Business architecture creates the greatest business value and impact when it is practiced as an enterprise discipline, not as a toolbox of available techniques. (In other words, it is a reusable knowledgebase from which blueprints and views can be generated – not a set of standalone, one-time artifacts.)

Organizations have plenty of fragmented views and techniques today – business architecture gives us an opportunity to do things differently. It is a refreshing view of the whole that unites people around one shared mental model, unified across business units, products, and geographies.

As a result, the scope of a business architecture is intended to represent the entire scope of what an organization does and the ecosystem in which it operates (unless it is a conglomerate or other situation warranting separate business architectures). Additionally, a business architecture should be business-focused, business-driven, and business-owned.

3.  Business architecture works in an ecosystem of partners. 

Business architecture is not a silver bullet or a standalone discipline. It works in close partnership with an entire ecosystem of teams to design an organization that can deliver on its promise to customers or constituents, execute strategy, and transform when necessary. As part of this, certainly the disciplines of business architecture and business process management partner closely.

One of the key indicators of business architecture maturity within an organization is how integrated it is with other functions, disciplines, and organizational processes for strategy, planning, transformation, innovation, solution development, risk management, procurement, compliance, mergers and acquisitions, and many others. To truly succeed, any approach must be multidisciplinary.

4.  The why of business architecture is what matters.

While the process of creating a business architecture reveals new insights and ah-ha moments for those involved, ultimately an organization’s business architecture is a means to an end. Like a Swiss army knife, business architecture offers a variety of value propositions. However, I like to categorize those value propositions within a few common themes:

  • Facilitating effective strategy to execution
  • Improving and evolving (or initially creating) the design of organizations and business ecosystems
  • Informing decision-making with a holistic view

Delivering business value is the reason that architecture exists. It’s not about the models. Lead with value, build as you go has become a mantra for successful business architecture teams worldwide.

5.  Business architecture is increasingly leveraged and positioned as a key enabler of end-to-end strategy execution.

Business architecture is a bridge between strategy and execution, critical for business transformation and organizational agility. Its value as a tool of strategic management and strategic planning is being increasingly recognized by organizations, industry associations, academic institutions, and even mainstream business literature. 

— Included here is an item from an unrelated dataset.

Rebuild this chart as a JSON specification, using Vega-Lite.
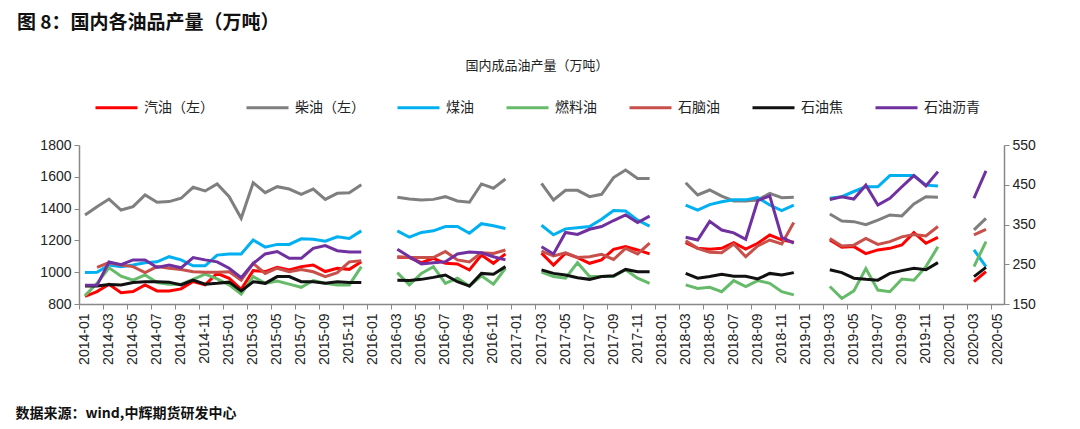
{
  "$schema": "https://vega.github.io/schema/vega-lite/v6.json",
  "width": 925,
  "height": 159,
  "autosize": {"type": "none"},
  "padding": {"left": 79, "top": 145, "right": 76, "bottom": 125},
  "background": "white",
  "config": {"view": {"stroke": null}},
  "title": {
    "text": "图 8：国内各油品产量（万吨）",
    "anchor": "start",
    "frame": "bounds",
    "fontSize": 19,
    "fontWeight": "bold",
    "font": "Noto Sans CJK SC",
    "color": "#111111",
    "offset": 27,
    "dx": 2
  },
  "data": {"values": [
    {"m":"2014-01","汽油（左）":848,"柴油（左）":1360,"煤油":229,"燃料油":171,"石油焦":195,"石油沥青":197},
    {"m":"2014-02","汽油（左）":878,"柴油（左）":1412,"煤油":230,"燃料油":202,"石脑油":242,"石油焦":195,"石油沥青":197},
    {"m":"2014-03","汽油（左）":924,"柴油（左）":1460,"煤油":248,"燃料油":241,"石脑油":254,"石油焦":199,"石油沥青":256},
    {"m":"2014-04","汽油（左）":871,"柴油（左）":1391,"煤油":244,"燃料油":220,"石脑油":248,"石油焦":198,"石油沥青":249},
    {"m":"2014-05","汽油（左）":878,"柴油（左）":1412,"煤油":248,"燃料油":210,"石脑油":244,"石油焦":204,"石油沥青":261},
    {"m":"2014-06","汽油（左）":920,"柴油（左）":1486,"煤油":254,"燃料油":223,"石脑油":229,"石油焦":206,"石油沥青":261},
    {"m":"2014-07","汽油（左）":882,"柴油（左）":1440,"煤油":256,"燃料油":204,"石脑油":244,"石油焦":206,"石油沥青":242},
    {"m":"2014-08","汽油（左）":882,"柴油（左）":1444,"煤油":269,"燃料油":200,"石脑油":240,"石油焦":205,"石油沥青":248},
    {"m":"2014-09","汽油（左）":895,"柴油（左）":1465,"煤油":261,"燃料油":200,"石脑油":237,"石油焦":198,"石油沥青":241},
    {"m":"2014-10","汽油（左）":941,"柴油（左）":1534,"煤油":246,"燃料油":212,"石脑油":231,"石油焦":210,"石油沥青":267},
    {"m":"2014-11","汽油（左）":920,"柴油（左）":1511,"煤油":246,"燃料油":225,"石脑油":230,"石油焦":200,"石油沥青":261},
    {"m":"2014-12","汽油（左）":993,"柴油（左）":1555,"煤油":273,"燃料油":213,"石脑油":230,"石油焦":202,"石油沥青":256},
    {"m":"2015-01","汽油（左）":962,"柴油（左）":1475,"煤油":276,"燃料油":198,"石脑油":231,"石油焦":205,"石油沥青":240},
    {"m":"2015-02","汽油（左）":892,"柴油（左）":1339,"煤油":276,"燃料油":175,"石脑油":210,"石油焦":183,"石油沥青":216},
    {"m":"2015-03","汽油（左）":1010,"柴油（左）":1563,"煤油":311,"燃料油":219,"石脑油":252,"石油焦":206,"石油沥青":252},
    {"m":"2015-04","汽油（左）":1004,"柴油（左）":1500,"煤油":293,"燃料油":202,"石脑油":227,"石油焦":202,"石油沥青":276},
    {"m":"2015-05","汽油（左）":1031,"柴油（左）":1538,"煤油":300,"燃料油":208,"石脑油":240,"石油焦":219,"石油沥青":282},
    {"m":"2015-06","汽油（左）":1014,"柴油（左）":1523,"煤油":300,"燃料油":200,"石脑油":231,"石油焦":219,"石油沥青":265},
    {"m":"2015-07","汽油（左）":1035,"柴油（左）":1490,"煤油":314,"燃料油":192,"石脑油":237,"石油焦":206,"石油沥青":265},
    {"m":"2015-08","汽油（左）":1045,"柴油（左）":1523,"煤油":313,"燃料油":209,"石脑油":231,"石油焦":206,"石油沥青":290},
    {"m":"2015-09","汽油（左）":1004,"柴油（左）":1458,"煤油":308,"燃料油":202,"石脑油":219,"石油焦":202,"石油沥青":297},
    {"m":"2015-10","汽油（左）":1025,"柴油（左）":1496,"煤油":319,"燃料油":198,"石脑油":229,"石油焦":206,"石油沥青":284},
    {"m":"2015-11","汽油（左）":1018,"柴油（左）":1500,"煤油":315,"燃料油":198,"石脑油":256,"石油焦":204,"石油沥青":281},
    {"m":"2015-12","汽油（左）":1066,"柴油（左）":1550,"煤油":334,"燃料油":244,"石脑油":259,"石油焦":204,"石油沥青":281},
    {"m":"2016-01"},
    {"m":"2016-02"},
    {"m":"2016-03","汽油（左）":1094,"柴油（左）":1471,"煤油":334,"燃料油":229,"石脑油":269,"石油焦":210,"石油沥青":288},
    {"m":"2016-04","汽油（左）":1092,"柴油（左）":1460,"煤油":318,"燃料油":198,"石脑油":267,"石油焦":209,"石油沥青":269},
    {"m":"2016-05","汽油（左）":1060,"柴油（左）":1454,"煤油":330,"燃料油":227,"石脑油":267,"石油焦":212,"石油沥青":251},
    {"m":"2016-06","汽油（左）":1087,"柴油（左）":1458,"煤油":334,"燃料油":244,"石脑油":267,"石油焦":217,"石油沥青":254},
    {"m":"2016-07","汽油（左）":1056,"柴油（左）":1475,"煤油":345,"燃料油":202,"石脑油":282,"石油焦":223,"石油沥青":256},
    {"m":"2016-08","汽油（左）":1052,"柴油（左）":1448,"煤油":345,"燃料油":215,"石脑油":261,"石油焦":206,"石油沥青":276},
    {"m":"2016-09","汽油（左）":1014,"柴油（左）":1440,"煤油":328,"燃料油":195,"石脑油":256,"石油焦":195,"石油沥青":281},
    {"m":"2016-10","汽油（左）":1108,"柴油（左）":1555,"煤油":352,"燃料油":221,"石脑油":279,"石油焦":227,"石油沥青":279},
    {"m":"2016-11","汽油（左）":1056,"柴油（左）":1528,"煤油":347,"燃料油":200,"石脑油":277,"石油焦":225,"石油沥青":269},
    {"m":"2016-12","汽油（左）":1115,"柴油（左）":1586,"煤油":340,"燃料油":240,"石脑油":286,"石油焦":244,"石油沥青":261},
    {"m":"2017-01"},
    {"m":"2017-02"},
    {"m":"2017-03","汽油（左）":1120,"柴油（左）":1559,"煤油":348,"燃料油":230,"石脑油":283,"石油焦":236,"石油沥青":294},
    {"m":"2017-04","汽油（左）":1045,"柴油（左）":1454,"煤油":324,"燃料油":219,"石脑油":271,"石油焦":227,"石油沥青":276},
    {"m":"2017-05","汽油（左）":1119,"柴油（左）":1515,"煤油":339,"燃料油":215,"石脑油":279,"石油焦":223,"石油沥青":330},
    {"m":"2017-06","汽油（左）":1092,"柴油（左）":1515,"煤油":342,"燃料油":254,"石脑油":267,"石油焦":216,"石油沥青":325},
    {"m":"2017-07","汽油（左）":1056,"柴油（左）":1475,"煤油":345,"燃料油":219,"石脑油":269,"石油焦":212,"石油沥青":338},
    {"m":"2017-08","汽油（左）":1077,"柴油（左）":1490,"煤油":363,"燃料油":219,"石脑油":275,"石油焦":219,"石油沥青":345},
    {"m":"2017-09","汽油（左）":1144,"柴油（左）":1595,"煤油":385,"燃料油":219,"石脑油":262,"石油焦":221,"石油沥青":360},
    {"m":"2017-10","汽油（左）":1161,"柴油（左）":1643,"煤油":384,"燃料油":236,"石脑油":290,"石油焦":237,"石油沥青":374},
    {"m":"2017-11","汽油（左）":1140,"柴油（左）":1590,"煤油":361,"燃料油":215,"石脑油":276,"石油焦":231,"石油沥青":355},
    {"m":"2017-12","汽油（左）":1115,"柴油（左）":1590,"煤油":346,"燃料油":202,"石脑油":303,"石油焦":231,"石油沥青":371},
    {"m":"2018-01"},
    {"m":"2018-02"},
    {"m":"2018-03","汽油（左）":1186,"柴油（左）":1563,"煤油":399,"燃料油":198,"石脑油":309,"石油焦":227,"石油沥青":318},
    {"m":"2018-04","汽油（左）":1150,"柴油（左）":1486,"煤油":386,"燃料油":189,"石脑油":290,"石油焦":215,"石油沥青":311},
    {"m":"2018-05","汽油（左）":1145,"柴油（左）":1517,"煤油":400,"燃料油":192,"石脑油":280,"石油焦":219,"石油沥青":358},
    {"m":"2018-06","汽油（左）":1150,"柴油（左）":1479,"煤油":407,"燃料油":181,"石脑油":279,"石油焦":225,"石油沥青":336},
    {"m":"2018-07","汽油（左）":1186,"柴油（左）":1448,"煤油":412,"燃料油":209,"石脑油":301,"石油焦":220,"石油沥青":329},
    {"m":"2018-08","汽油（左）":1146,"柴油（左）":1448,"煤油":412,"燃料油":194,"石脑油":269,"石油焦":220,"石油沥青":313},
    {"m":"2018-09","汽油（左）":1182,"柴油（左）":1454,"煤油":418,"燃料油":209,"石脑油":296,"石油焦":213,"石油沥青":410},
    {"m":"2018-10","汽油（左）":1234,"柴油（左）":1496,"煤油":399,"燃料油":202,"石脑油":311,"石油焦":227,"石油沥青":422},
    {"m":"2018-11","汽油（左）":1203,"柴油（左）":1469,"煤油":385,"燃料油":181,"石脑油":301,"石油焦":223,"石油沥青":318},
    {"m":"2018-12","汽油（左）":1188,"柴油（左）":1471,"煤油":399,"燃料油":173,"石脑油":355,"石油焦":229,"石油沥青":303},
    {"m":"2019-01"},
    {"m":"2019-02"},
    {"m":"2019-03","汽油（左）":1203,"柴油（左）":1366,"煤油":416,"燃料油":194,"石脑油":315,"石油焦":236,"石油沥青":413},
    {"m":"2019-04","汽油（左）":1157,"柴油（左）":1322,"煤油":420,"燃料油":164,"石脑油":296,"石油焦":229,"石油沥青":420},
    {"m":"2019-05","汽油（左）":1161,"柴油（左）":1318,"煤油":433,"燃料油":183,"石脑油":298,"石油焦":215,"石油沥青":414},
    {"m":"2019-06","汽油（左）":1117,"柴油（左）":1299,"煤油":445,"燃料油":239,"石脑油":315,"石油焦":212,"石油沥青":449},
    {"m":"2019-07","汽油（左）":1140,"柴油（左）":1328,"煤油":445,"燃料油":185,"石脑油":300,"石油焦":210,"石油沥青":399},
    {"m":"2019-08","汽油（左）":1150,"柴油（左）":1360,"煤油":473,"燃料油":181,"石脑油":307,"石油焦":227,"石油沥青":416},
    {"m":"2019-09","汽油（左）":1171,"柴油（左）":1354,"煤油":473,"燃料油":213,"石脑油":319,"石油焦":234,"石油沥青":445},
    {"m":"2019-10","汽油（左）":1249,"柴油（左）":1429,"煤油":473,"燃料油":210,"石脑油":325,"石油焦":240,"石油沥青":473},
    {"m":"2019-11","汽油（左）":1182,"柴油（左）":1475,"煤油":449,"燃料油":244,"石脑油":321,"石油焦":236,"石油沥青":447},
    {"m":"2019-12","汽油（左）":1219,"柴油（左）":1471,"煤油":447,"燃料油":294,"石脑油":345,"石油焦":254,"石油沥青":483},
    {"m":"2020-01"},
    {"m":"2020-02"},
    {"m":"2020-03","汽油（左）":941,"柴油（左）":1266,"煤油":286,"燃料油":244,"石脑油":324,"石油焦":219,"石油沥青":416},
    {"m":"2020-04","汽油（左）":1004,"柴油（左）":1339,"煤油":244,"燃料油":307,"石脑油":338,"石油焦":242,"石油沥青":485},
    {"m":"2020-05"}
  ]},
  "transform": [
    {"fold": ["汽油（左）","柴油（左）","煤油","燃料油","石脑油","石油焦","石油沥青"], "as": ["series","value"]}
  ],
  "encoding": {
    "x": {
      "field": "m",
      "type": "ordinal",
      "sort": null,
      "scale": {"type": "band", "paddingInner": 0, "paddingOuter": 0},
      "axis": {
        "values": ["2014-01","2014-03","2014-05","2014-07","2014-09","2014-11","2015-01","2015-03","2015-05","2015-07","2015-09","2015-11","2016-01","2016-03","2016-05","2016-07","2016-09","2016-11","2017-01","2017-03","2017-05","2017-07","2017-09","2017-11","2018-01","2018-03","2018-05","2018-07","2018-09","2018-11","2019-01","2019-03","2019-05","2019-07","2019-09","2019-11","2020-01","2020-03","2020-05"],
        "labelAngle": -90,
        "labelFont": "Liberation Sans",
        "labelFontSize": 14,
        "labelColor": "#222222",
        "labelPadding": 4,
        "bandPosition": 0,
        "tickSize": 5,
        "tickColor": "#888888",
        "domainColor": "#888888",
        "domainWidth": 1.5,
        "grid": false,
        "title": "数据来源：wind,中辉期货研发中心",
        "titleX": -64,
        "titleY": 109,
        "titleAlign": "left",
        "titleBaseline": "middle",
        "titleFont": "Noto Sans CJK SC",
        "titleFontSize": 14,
        "titleFontWeight": "bold",
        "titleColor": "#111111"
      }
    },
    "color": {
      "field": "series",
      "type": "nominal",
      "scale": {
        "domain": ["汽油（左）","柴油（左）","煤油","燃料油","石脑油","石油焦","石油沥青"],
        "range": ["#FF0000","#7F7F7F","#00B0F0","#66BB6A","#C8504B","#111111","#7030A0"]
      },
      "legend": {
        "orient": "none",
        "legendX": 15,
        "legendY": -85,
        "direction": "horizontal",
        "columns": 7,
        "title": "国内成品油产量（万吨）",
        "titleAnchor": "middle",
        "titleFont": "Noto Sans CJK SC",
        "titleFontSize": 13,
        "titleFontWeight": "normal",
        "titleColor": "#222222",
        "titlePadding": 12,
        "labelFont": "Noto Sans CJK SC",
        "labelFontSize": 14,
        "labelColor": "#222222",
        "labelOffset": 5,
        "symbolType": "stroke",
        "symbolSize": 1764,
        "symbolStrokeWidth": 3,
        "columnPadding": 26,
        "padding": 0
      }
    }
  },
  "layer": [
    {
      "transform": [{"filter": {"field": "series", "oneOf": ["汽油（左）","柴油（左）"]}}],
      "mark": {"type": "line", "strokeWidth": 3, "invalid": "break-paths-show-domains"},
      "encoding": {
        "y": {
          "field": "value",
          "type": "quantitative",
          "scale": {"domain": [800, 1800], "nice": false, "zero": false},
          "axis": {
            "orient": "left",
            "values": [800, 1000, 1200, 1400, 1600, 1800],
            "format": "d",
            "title": null,
            "grid": false,
            "labelFont": "Liberation Sans",
            "labelFontSize": 14,
            "labelColor": "#222222",
            "labelPadding": 3,
            "tickSize": 5,
            "tickColor": "#888888",
            "domainColor": "#888888",
            "domainWidth": 1.5
          }
        }
      }
    },
    {
      "transform": [{"filter": {"not": {"field": "series", "oneOf": ["汽油（左）","柴油（左）"]}}}],
      "mark": {"type": "line", "strokeWidth": 3, "invalid": "break-paths-show-domains"},
      "encoding": {
        "y": {
          "field": "value",
          "type": "quantitative",
          "scale": {"domain": [150, 550], "nice": false, "zero": false},
          "axis": {
            "orient": "right",
            "values": [150, 250, 350, 450, 550],
            "format": "d",
            "title": null,
            "grid": false,
            "labelFont": "Liberation Sans",
            "labelFontSize": 14,
            "labelColor": "#222222",
            "labelPadding": 3,
            "tickSize": 5,
            "tickColor": "#888888",
            "domainColor": "#888888",
            "domainWidth": 1.5
          }
        }
      }
    }
  ],
  "resolve": {"scale": {"y": "independent"}}
}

Business architecture plays a role throughout the entire path from strategy to execution, though it is most focused upfront (along with enterprise architecture) to inform and translate strategies and other business direction into an aligned, cohesive set of actions execution across people, processes, and technology. Business architecture also provides the end-to-end traceability that aligns strategies, architecture, investments, initiatives, and outcomes on an ongoing basis.

This positioning is helping business architecture to increasingly resonate with an executive and business audience – and draws the rest of the enterprise architecture team further upstream into a more strategic context and into the right conversations.

For more information, please see my blog post on Why a Strategic Business Architecture Practice is Now an Imperative.

What It Means

What does all of this mean and where do we go from here?

I think this is a key question for discussion by this community. What opportunities does the contemporary practice and positioning of business architecture offer for strategic engagement upstream, expanded value for clients, additional product support, and more?

We all play an important role in continuing to test, shape, and advance this discipline together to maximize its business value. There is a tremendous opportunity to help organizations not only address their needs and realities of today, but to also help them embrace an even greater level of strategic change tomorrow, with business architecture as a foundation.